— What to produce —
Reproduce the top of the data verbatim, through and including the line that contains "ax.set_ylim(-0.5, len(categories) - 0.5)".

────

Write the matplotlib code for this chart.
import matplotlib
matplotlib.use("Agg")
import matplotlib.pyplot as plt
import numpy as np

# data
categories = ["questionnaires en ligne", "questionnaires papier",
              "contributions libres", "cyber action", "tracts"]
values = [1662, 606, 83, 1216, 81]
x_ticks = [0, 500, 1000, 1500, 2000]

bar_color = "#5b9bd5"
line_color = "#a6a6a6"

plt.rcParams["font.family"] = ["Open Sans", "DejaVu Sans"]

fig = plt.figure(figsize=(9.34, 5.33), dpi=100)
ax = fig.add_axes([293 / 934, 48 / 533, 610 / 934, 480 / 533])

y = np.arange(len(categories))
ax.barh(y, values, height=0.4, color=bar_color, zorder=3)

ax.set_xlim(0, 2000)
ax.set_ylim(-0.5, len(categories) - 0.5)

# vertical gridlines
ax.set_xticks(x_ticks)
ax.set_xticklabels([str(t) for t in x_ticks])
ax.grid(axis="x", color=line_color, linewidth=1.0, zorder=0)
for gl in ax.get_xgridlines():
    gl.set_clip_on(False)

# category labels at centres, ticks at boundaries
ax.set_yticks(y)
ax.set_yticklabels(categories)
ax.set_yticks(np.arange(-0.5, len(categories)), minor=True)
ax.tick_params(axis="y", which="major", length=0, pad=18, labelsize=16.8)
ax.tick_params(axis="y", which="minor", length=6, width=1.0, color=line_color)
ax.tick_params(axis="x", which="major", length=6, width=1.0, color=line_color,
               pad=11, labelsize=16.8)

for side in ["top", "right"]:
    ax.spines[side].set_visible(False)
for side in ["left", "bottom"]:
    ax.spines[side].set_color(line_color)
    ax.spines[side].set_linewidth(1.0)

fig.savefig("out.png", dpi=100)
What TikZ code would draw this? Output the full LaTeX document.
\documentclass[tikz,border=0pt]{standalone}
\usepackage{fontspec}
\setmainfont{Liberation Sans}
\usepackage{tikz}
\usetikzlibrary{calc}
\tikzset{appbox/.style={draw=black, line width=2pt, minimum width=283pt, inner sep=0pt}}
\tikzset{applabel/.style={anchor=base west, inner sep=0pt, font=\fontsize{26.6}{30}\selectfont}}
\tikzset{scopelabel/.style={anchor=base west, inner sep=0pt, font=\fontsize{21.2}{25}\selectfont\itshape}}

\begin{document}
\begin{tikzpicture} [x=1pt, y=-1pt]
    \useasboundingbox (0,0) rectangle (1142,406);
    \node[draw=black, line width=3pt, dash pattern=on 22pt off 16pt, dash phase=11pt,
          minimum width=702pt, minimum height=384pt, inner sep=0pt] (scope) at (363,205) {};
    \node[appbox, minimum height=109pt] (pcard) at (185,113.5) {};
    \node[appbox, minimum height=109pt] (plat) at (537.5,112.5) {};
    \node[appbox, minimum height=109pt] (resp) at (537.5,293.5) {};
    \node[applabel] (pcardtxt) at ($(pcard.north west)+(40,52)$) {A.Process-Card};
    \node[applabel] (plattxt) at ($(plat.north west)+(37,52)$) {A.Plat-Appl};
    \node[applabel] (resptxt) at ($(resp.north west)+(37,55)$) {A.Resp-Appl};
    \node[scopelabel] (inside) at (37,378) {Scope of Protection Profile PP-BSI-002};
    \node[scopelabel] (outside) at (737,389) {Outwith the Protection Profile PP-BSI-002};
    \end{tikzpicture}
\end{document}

────

— Solution to the problem —
Write the matplotlib code for this chart.
import matplotlib
matplotlib.use("Agg")
import matplotlib.pyplot as plt
import numpy as np

# data
categories = ["questionnaires en ligne", "questionnaires papier",
              "contributions libres", "cyber action", "tracts"]
values = [1662, 606, 83, 1216, 81]
x_ticks = [0, 500, 1000, 1500, 2000]

bar_color = "#5b9bd5"
line_color = "#a6a6a6"

plt.rcParams["font.family"] = ["Open Sans", "DejaVu Sans"]

fig = plt.figure(figsize=(9.34, 5.33), dpi=100)
ax = fig.add_axes([293 / 934, 48 / 533, 610 / 934, 480 / 533])

y = np.arange(len(categories))
ax.barh(y, values, height=0.4, color=bar_color, zorder=3)

ax.set_xlim(0, 2000)
ax.set_ylim(-0.5, len(categories) - 0.5)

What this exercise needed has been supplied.